Washington officials, however, in 1941 were a bit wary of hitting the public with these necessary restrictions too quickly. Shortly after the start of war in December, though ration Order #1-A, the sale of new tires was stopped. The following year, despite a public outcry, the OPA (Office of Price Administration) implemented gas rationing.
And thus began one of the worst hardships endured by civilians on the home front during WWII, gas rationing and the complete shortage of replacement auto tires. Used tires in almost any condition that had escaped the scrap drives were now sought after. The black market for tires flourished. At one point, midway through the war, a good second tire brought nearly $50, about five times the regulated price for a new one.
Old tires were patched and repatched. There was no other choice. “Since this was decades before the invention of the tubeless tire, patching also had to be done to the inner tubes. Once thought fit only for use as floating devices for swimming, old inner tubes were hurriedly recalled to active use. Old newspapers were frequently packed between thinning tire and inner tube to prolong its precious life.
The image of Americans feverishly patching and repatching old tires or searching for usable replacements in order to keep the family car running was not lost on that element of society responsible for making us laugh. In a very short time, radio comedians, cartoonists, comic strip artists, and Hollywood, who made animated shorts for the silver screen, got into the act.
They began portraying the predicament of poor John Q. Public trying to keep “Old Betsy” going so he could get to work, take his best gal out, or make it to the neighborhood movie house.
The scenario was also not lost on postcard publishers. By 1942, the printing presses at Dexter, Curt Teich, Asheville, Tichnor, Koppell, and dozens of other companies were churning out countless thousands of comic postcards with wartime humor themes. Added to boot camp, KP, and the draft were the home front woes of tire shortages and rationing.
In 1942, Curt Teich, one of the largest producers of home front and G.I. linen style postcards, published a five-card set about the troubles caused by the lack of tires.
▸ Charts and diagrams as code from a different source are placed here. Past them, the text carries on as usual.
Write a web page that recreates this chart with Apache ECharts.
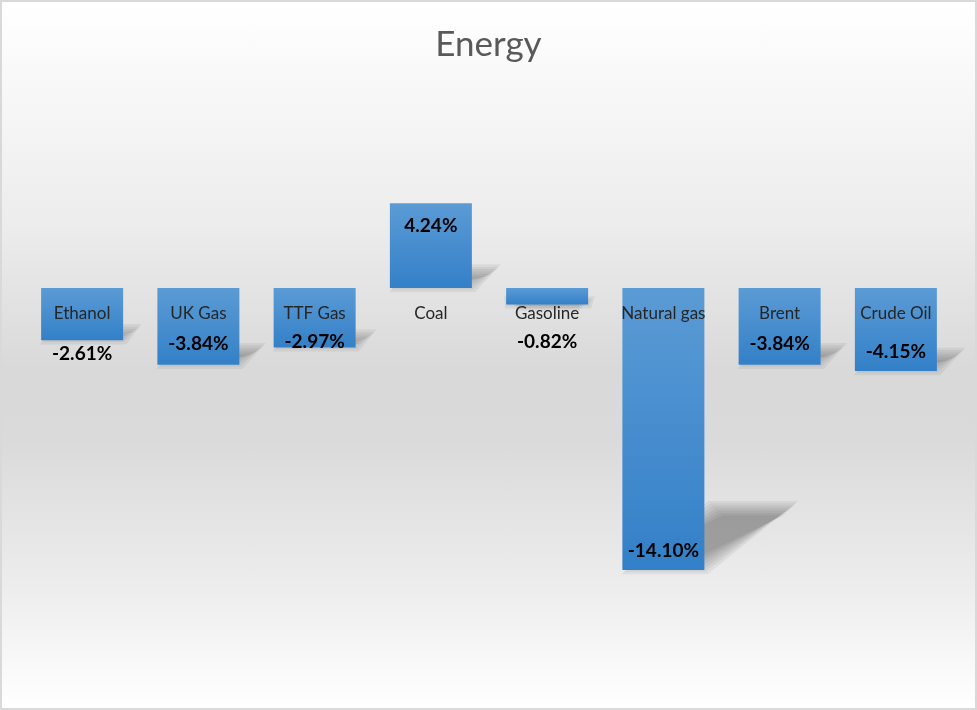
<!DOCTYPE html>
<html>
<head>
<meta charset="utf-8">
<script src="https://cdn.jsdelivr.net/npm/echarts@6/dist/echarts.min.js"></script>
<style>
html,body{margin:0;padding:0;background:#fff;}
#c{position:absolute;left:0;top:0;width:977px;height:710px;box-sizing:border-box;border:2px solid #d9d9d9;
background:linear-gradient(to bottom,#ffffff 0%,#ececec 32%,#d9d9d9 52%,#dadada 62%,#ececec 82%,#ffffff 100%);}
#chart{width:973px;height:706px;}
</style>
</head>
<body>
<div id="c"><div id="chart"></div></div>
<script>
const categories = ['Ethanol','UK Gas','TTF Gas','Coal','Gasoline','Natural gas','Brent','Crude Oil'];
const changes = [-2.61, -3.84, -2.97, 4.24, -0.82, -14.10, -3.84, -4.15];
// label placement relative to bar end
const labelPlacement = ['outside','inside','inside','inside','outside','inside','inside','inside'];
const labelGap = [4, 11, -4, 13, 27, 9, 11, 9];

const chart = echarts.init(document.getElementById('chart'), null, {renderer:'canvas'});
const FONT = 'Lato, "Open Sans", sans-serif';

const barData = changes.map((v,i)=>{
  const neg = v < 0;
  let pos;
  if (labelPlacement[i] === 'inside') pos = neg ? 'insideBottom' : 'insideTop';
  else pos = neg ? 'bottom' : 'top';
  return {value:v, label:{position:pos, distance:labelGap[i]}};
});

const yMin = -15, yMax = 5;
const gridTop = 186, gridBottom = 120, chartH = 706;
const plotH = chartH - gridTop - gridBottom;
// axis sits on the zero line: shift from the grid bottom up to the value 0
const zeroOffset = -plotH * (0 - yMin) / (yMax - yMin);

const option = {
  animation:false,
  title:{text:'Energy', left:'center', top:20,
    textStyle:{fontFamily:FONT, fontSize:35, fontWeight:'normal', color:'#595959'}},
  grid:{left:22, right:21, top:gridTop, bottom:gridBottom},
  xAxis:{type:'category', data:categories, z:10, position:'bottom', offset:zeroOffset,
    axisLine:{show:false, onZero:false}, axisTick:{show:false}, splitLine:{show:false},
    axisLabel:{margin:17, fontFamily:FONT, fontSize:17, color:'#262626'}},
  yAxis:{type:'value', min:yMin, max:yMax,
    axisLine:{show:false}, axisTick:{show:false}, axisLabel:{show:false}, splitLine:{show:false}},
  series:[
    {
      type:'custom', z:1, silent:true,
      data:changes.map((v,i)=>[i,v]),
      renderItem:function(params, api){
        const i = api.value(0), v = api.value(1);
        const p0 = api.coord([i,0]), p1 = api.coord([i,v]);
        const w = api.size([1,0])[0]*0.705;
        const xl = p0[0]-w/2, xr = p0[0]+w/2;
        const yb = Math.max(p0[1],p1[1]);
        const h = Math.abs(p1[1]-p0[1]);
        const dx = h*0.33, dy = h*0.23;
        const layers = [];
        for (let k = 0; k < 7; k++) {
          const e = (k - 3) * 2.4;
          layers.push({type:'polygon',
            shape:{points:[[xl+6-e,yb-3+e],[xr-4+e,yb-3+e],[xr+dx-6+e,yb-dy+3-e],[xl+dx-e,yb-dy+3-e]]},
            style:{fill:'rgba(0,0,0,0.055)'}});
        }
        return {type:'group', children:layers};
      }
    },
    {
      type:'bar', z:3, barWidth:82,
      data:barData,
      itemStyle:{color:{type:'linear',x:0,y:0,x2:0,y2:1,
        colorStops:[{offset:0,color:'#5b9bd5'},{offset:1,color:'#3380c8'}]}},
      label:{show:true, fontFamily:FONT, fontSize:19, fontWeight:'bold', color:'#000', lineHeight:20,
        formatter:p=>p.value.toFixed(2)+'%'}
    }
  ]
};
chart.setOption(option);
</script>
</body>
</html>
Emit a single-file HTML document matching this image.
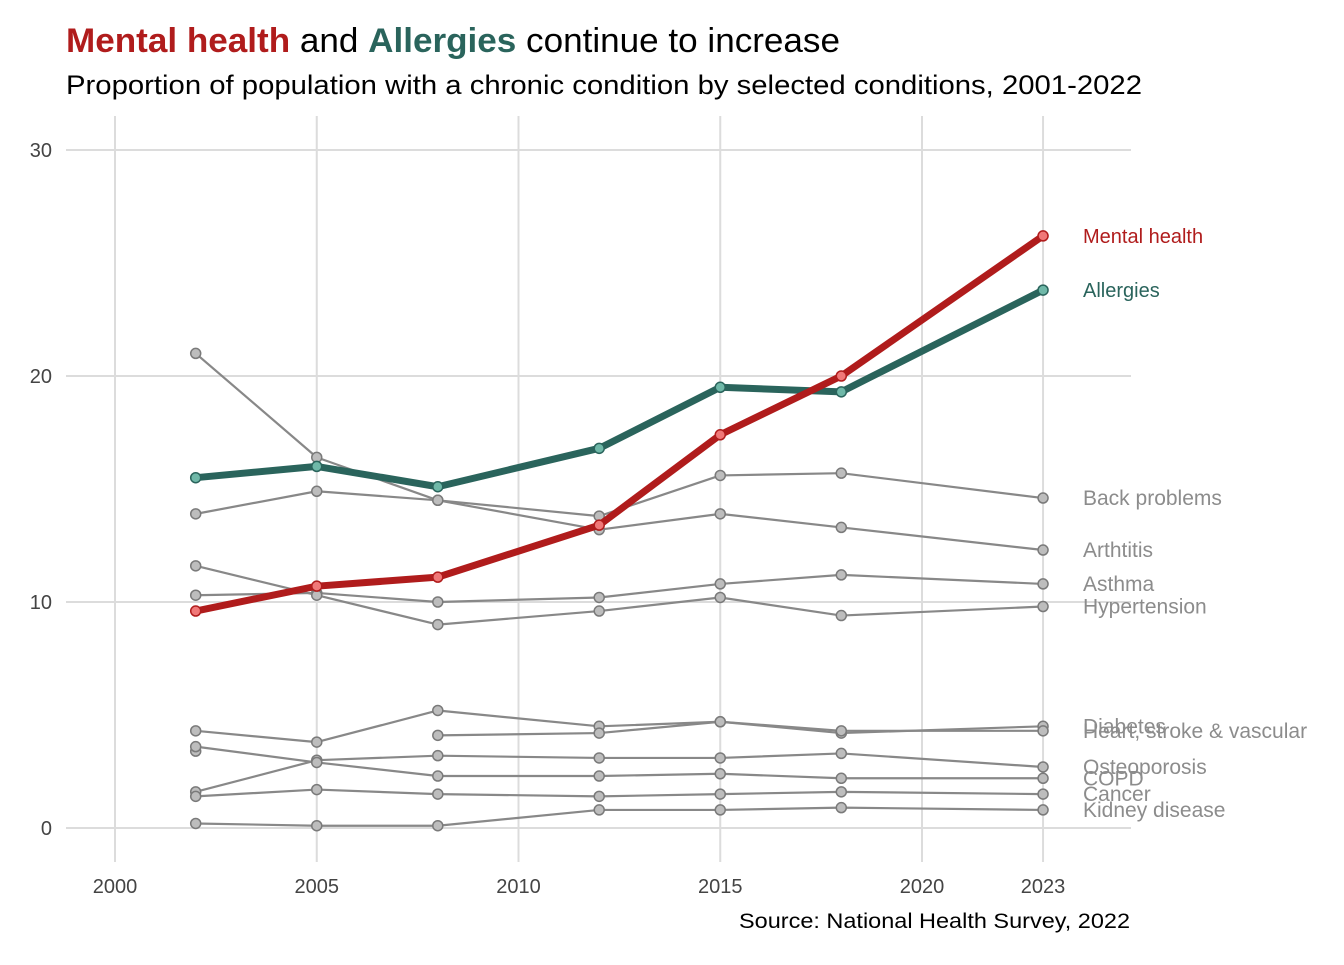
<!DOCTYPE html>
<html><head><meta charset="utf-8"><style>
body{margin:0;background:#fff;font-family:"Liberation Sans",Arial,sans-serif}
svg text{font-family:"Liberation Sans",Arial,sans-serif}
</style></head><body>
<svg id="c" width="1344" height="960">
<text x="66" y="52" font-size="34" fill="#000" textLength="774" lengthAdjust="spacingAndGlyphs"><tspan fill="#b01c1c" font-weight="bold">Mental health</tspan> and <tspan fill="#2a645c" font-weight="bold">Allergies</tspan> continue to increase</text>
<text x="66" y="94" font-size="27" fill="#000" textLength="1076" lengthAdjust="spacingAndGlyphs">Proportion of population with a chronic condition by selected conditions, 2001-2022</text>
<text x="1130" y="928" font-size="21" text-anchor="end" fill="#000" textLength="391" lengthAdjust="spacingAndGlyphs">Source: National Health Survey, 2022</text>
<g id="grid"></g><g id="greys"></g><g id="hl"></g><g id="labels"></g>
</svg>
<script>
const years=[2002,2005,2008,2012,2015,2018,2023];
const xTicks=[2000,2005,2010,2015,2020,2023];
const yTicks=[0,10,20,30];
const mental=[9.6,10.7,11.1,13.4,17.4,20.0,26.2];
const allergies=[15.5,16.0,15.1,16.8,19.5,19.3,23.8];
const backProblems=[13.9,14.9,14.5,13.8,15.6,15.7,14.6];
const arthritis=[21.0,16.4,14.5,13.2,13.9,13.3,12.3];
const asthma=[10.3,10.4,10.0,10.2,10.8,11.2,10.8];
const hypertension=[11.6,10.3,9.0,9.6,10.2,9.4,9.8];
const diabetes=[4.3,3.8,5.2,4.5,4.7,4.2,4.5];
const heart=[3.4,null,4.1,4.2,4.7,4.3,4.3];
const osteoporosis=[1.6,3.0,3.2,3.1,3.1,3.3,2.7];
const copd=[3.6,2.9,2.3,2.3,2.4,2.2,2.2];
const cancer=[1.4,1.7,1.5,1.4,1.5,1.6,1.5];
const kidney=[0.2,0.1,0.1,0.8,0.8,0.9,0.8];
const greyNames=["Back problems","Arthtitis","Asthma","Hypertension","Diabetes","Heart, stroke & vascular","Osteoporosis","COPD","Cancer","Kidney disease"];
const greySeries=[backProblems,arthritis,asthma,hypertension,diabetes,heart,osteoporosis,copd,cancer,kidney];
const NS="http://www.w3.org/2000/svg";
const x=v=>115+(v-2000)*40.35;
const y=v=>828-v*22.6;
function mk(tag,attrs,parent){const e=document.createElementNS(NS,tag);for(const k in attrs)e.setAttribute(k,attrs[k]);parent.appendChild(e);return e;}
const grid=document.getElementById('grid');
xTicks.forEach(t=>{
 const l=mk('line',{x1:x(t),x2:x(t),y1:116,y2:862,stroke:'#dcdcdc','stroke-width':2},grid);
 
 
 const tx=mk('text',{x:x(t),y:893,'font-size':20,'text-anchor':'middle',fill:'#444'},grid);tx.textContent=t;
 
 
});
yTicks.forEach(t=>{
 const l=mk('line',{x1:66,x2:1131,y1:y(t),y2:y(t),stroke:'#dcdcdc','stroke-width':2},grid);
 
 
 const tx=mk('text',{x:52,y:y(t)+7,'font-size':20,'text-anchor':'end',fill:'#444'},grid);tx.textContent=t;
 
 
});
function series(vals,g,color,w,fill,stroke,r,name){
 let d='',pen=false;
 vals.forEach((v,i)=>{if(v==null){pen=false;return;}d+=(pen?'L':'M')+x(years[i])+','+y(v);pen=true;});
 const p=mk('path',{d:d,fill:'none',stroke:color,'stroke-width':w,'stroke-linejoin':'round'},g);
 
 
 vals.forEach((v,i)=>{if(v==null)return;
  const c=mk('circle',{cx:x(years[i]),cy:y(v),r:r,fill:fill,stroke:stroke,'stroke-width':1.5},g);
  
  
 });
}
const greys=document.getElementById('greys'),hl=document.getElementById('hl'),labels=document.getElementById('labels');
greySeries.forEach((s,i)=>{
 const slug=greyNames[i].toLowerCase().replace(/[^a-z]+/g,'-');
 series(s,greys,'#888',2.2,'#bdbdbd','#7a7a7a',5,slug);
 const t=mk('text',{x:1083,y:y(s[s.length-1])+7,'font-size':21,fill:'#8c8c8c'},labels);t.textContent=greyNames[i];
 
 
});
series(allergies,hl,'#2a645c',7,'#6fb8a8','#2a645c',5,'allergies');
series(mental,hl,'#b01c1c',7,'#f07878','#b01c1c',5,'mental-health');
[[mental,'Mental health','#b01c1c'],[allergies,'Allergies','#2a645c']].forEach(([s,n,c])=>{
 const t=mk('text',{x:1083,y:y(s[s.length-1])+7,'font-size':20,fill:c},labels);t.textContent=n;
 
 
});
</script>
</body></html>
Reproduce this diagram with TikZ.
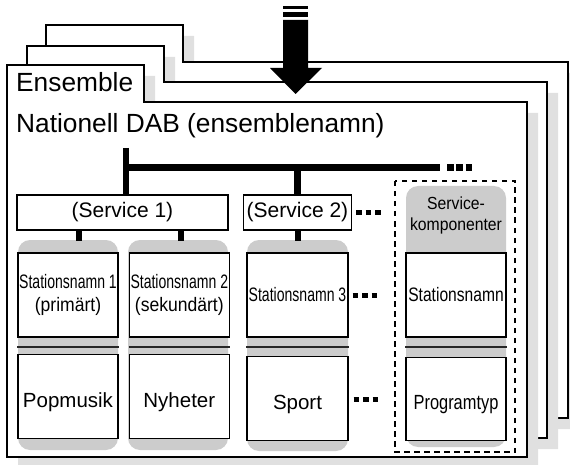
\documentclass[tikz,border=0pt]{standalone}
\usepackage{fontspec}
\setmainfont{Liberation Sans}
\newfontfamily\narrowfont{Liberation Sans}[FakeStretch=0.72]
\newfontfamily\compfont{Liberation Sans}[FakeStretch=0.8]
\newfontfamily\slimfont{Liberation Sans}[FakeStretch=0.9]
\usetikzlibrary{positioning}

\begin{document}
\begin{tikzpicture}[
    x=1pt, y=-1pt,
    node distance=16pt,
    sheet/.style={draw, fill=white, line width=2pt, line join=miter},
    sheetshade/.style={fill=black!12},
    colback/.style={fill=black!20, rounded corners=12pt},
    title/.style={anchor=base west, inner sep=0pt, font=\fontsize{26.3}{30}\selectfont},
    svcbox/.style={rectangle, draw, line width=1.3pt, fill=white, minimum height=35pt, font=\fontsize{21}{24}\selectfont},
    stbox/.style={rectangle, draw, line width=1.3pt, fill=white, minimum width=100pt, minimum height=84pt, inner sep=1pt, align=center, font=\fontsize{19.5}{23.5}\selectfont},
    ptbox/.style={stbox, text height=22pt, text depth=0pt, font=\fontsize{20.5}{24}\selectfont},
    complabel/.style={align=center, inner sep=0pt, font=\fontsize{17.5}{21}\selectfont\slimfont},
    bus/.style={line width=6.5pt},
    stub/.style={line width=6pt},
    sepline/.style={line width=2pt, draw=black!85},
    busdots/.style={line width=6.5pt, dash pattern=on 6.5pt off 2.8pt},
    moredots/.style={line width=5pt, dash pattern=on 5.5pt off 4pt},
    dashbox/.style={draw, line width=1.5pt, dash pattern=on 5.5pt off 4.5pt}
]
    \useasboundingbox (0,0) rectangle (570,465);

    % stacked ensemble sheets, back to front
    \fill[sheetshade, shift={(11,11)}] (46,418) -- (46,25) -- (183,25) -- (183,62) -- (568,62) -- (568,418) -- cycle;
    \draw[sheet] (46,418) -- (46,25) -- (183,25) -- (183,62) -- (568,62) -- (568,418) -- cycle;
    \fill[sheetshade, shift={(11,11)}] (27,438) -- (27,46) -- (164,46) -- (164,82) -- (547,82) -- (547,438) -- cycle;
    \draw[sheet] (27,438) -- (27,46) -- (164,46) -- (164,82) -- (547,82) -- (547,438) -- cycle;
    \fill[sheetshade, shift={(11,11)}] (7,457) -- (7,65) -- (144,65) -- (144,102) -- (527,102) -- (527,457) -- cycle;
    \draw[sheet] (7,457) -- (7,65) -- (144,65) -- (144,102) -- (527,102) -- (527,457) -- cycle;

    % incoming signal
    \fill (283,6) rectangle (308,9);
    \fill (283,12) rectangle (308,17);
    \fill (283,20) -- (308,20) -- (308,68) -- (322,68) -- (295.5,94) -- (270,68) -- (283,68) -- cycle;

    \node[title] (ensemble) at (16,92) {Ensemble};
    \node[title] (ensname) at (16,133) {Nationell DAB (ensemblenamn)};

    % grey backs of the columns
    \fill[colback] (18,240) rectangle (118,450);
    \fill[colback] (128,240) rectangle (228,450);
    \fill[colback] (247,240) rectangle (348,451);
    \fill[colback] (406,186) rectangle (506,447);

    \node[svcbox, minimum width=211pt] (svc1) at (122.5,212.5) {(Service 1)};
    \node[svcbox, minimum width=101pt] (svc2) at (297.5,212.5) {(Service 2)};

    \node[stbox] (st1) at (68,295) {{\narrowfont Stationsnamn 1}\\{\slimfont (primärt)}};
    \node[stbox, right=10pt of st1] (st2) {{\narrowfont Stationsnamn 2}\\{\slimfont (sekundärt)}};
    \node[stbox, minimum width=101pt] (st3) at (297.5,295) {\narrowfont Stationsnamn 3};
    \node[stbox] (st4) at (456,295) {\compfont Stationsnamn};

    \node[ptbox, below=of st1] (pt1) {Popmusik};
    \node[ptbox, below=of st2] (pt2) {Nyheter};
    \node[ptbox, minimum width=101pt, below=18pt of st3] (pt3) {Sport};
    \node[ptbox, minimum height=83pt, below=19pt of st4] (pt4) {\compfont Programtyp};

    \node[complabel] (comp) at (456,215) {Service-\\komponenter};

    \draw[sepline] ([yshift=-9pt]st1.south west) -- ([yshift=-9pt]st1.south east);
    \draw[sepline] ([yshift=-9pt]st2.south west) -- ([yshift=-9pt]st2.south east);
    \draw[sepline] ([yshift=-9pt]st3.south west) -- ([yshift=-9pt]st3.south east);
    \draw[sepline] ([yshift=-9pt]st4.south west) -- ([yshift=-9pt]st4.south east);

    % ensemble bus
    \coordinate (stemtop) at (126,148);
    \coordinate (busend) at (440,167.5);
    \draw[bus] (stemtop) -- ([xshift=3.5pt]svc1.north);
    \draw[bus] (stemtop |- busend) -- (busend);
    \draw[bus] (svc2.north |- busend) -- (svc2.north);
    \draw[busdots] (busend) ++(7,0) -- ++(25.5,0);

    \draw[stub] ([xshift=11pt]st1.north |- svc1.south) -- ++(0,10);
    \draw[stub] ([xshift=2pt]st2.north |- svc1.south) -- ++(0,10);
    \draw[stub] (st3.north |- svc2.south) -- ++(0,10);

    \draw[moredots] ([xshift=4pt]svc2.east) -- ++(25,0);
    \draw[moredots] ([xshift=4pt]st3.east) -- ++(25,0);
    \draw[moredots] ([xshift=5pt,yshift=-1.5pt]pt3.east) -- ++(24,0);

    \draw[dashbox] (395,181) rectangle (515,452);
\end{tikzpicture}
\end{document}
Each card depicted a humorous aspect of the situation. Unlike nearly all of their cards, these seem to have been published and sold exclusively by Curt Teich.
Beals Litho & Printing Company, of Des Moines, Iowa, included several about rationing among its hundred or so WWII linen comics. One, for instance, showed a poor car owner lamenting over his bandaged and patched tires.
The Asheville Post Card Co. also put out an interesting postcard on the topic. Captioned “Traveling Under Difficulties,” it portrays a young couple trying to chug along the road it their battered auto atop badly repaired tires.
As we look back at these yesterdays, it is a bit difficult for us to realize just how funny were these postcards. As they say, “you had to be there.” Some humor is timeless, and some transient. Unless tire rationing or stoppage returns to us in some nightmarish future scenario, we will never be able to fully appreciate the comedy being played out during those difficult times.
On Dec. 20, 1945, four months after V-J Day, tire rationing came to an end. Tires, the first commodity to be restricted, was the last to be freed. All of America celebrated, and in Akron, Ohio, and elsewhere in the nation, tire manufacturing geared up. Bead making and tire building machines and pressure presses were turned back on.
Up into the attic went the ration books and coupons, along with the postcards about it all. Americans wanted to forget what they had just lived through.
Now we as collectors want to be told the story.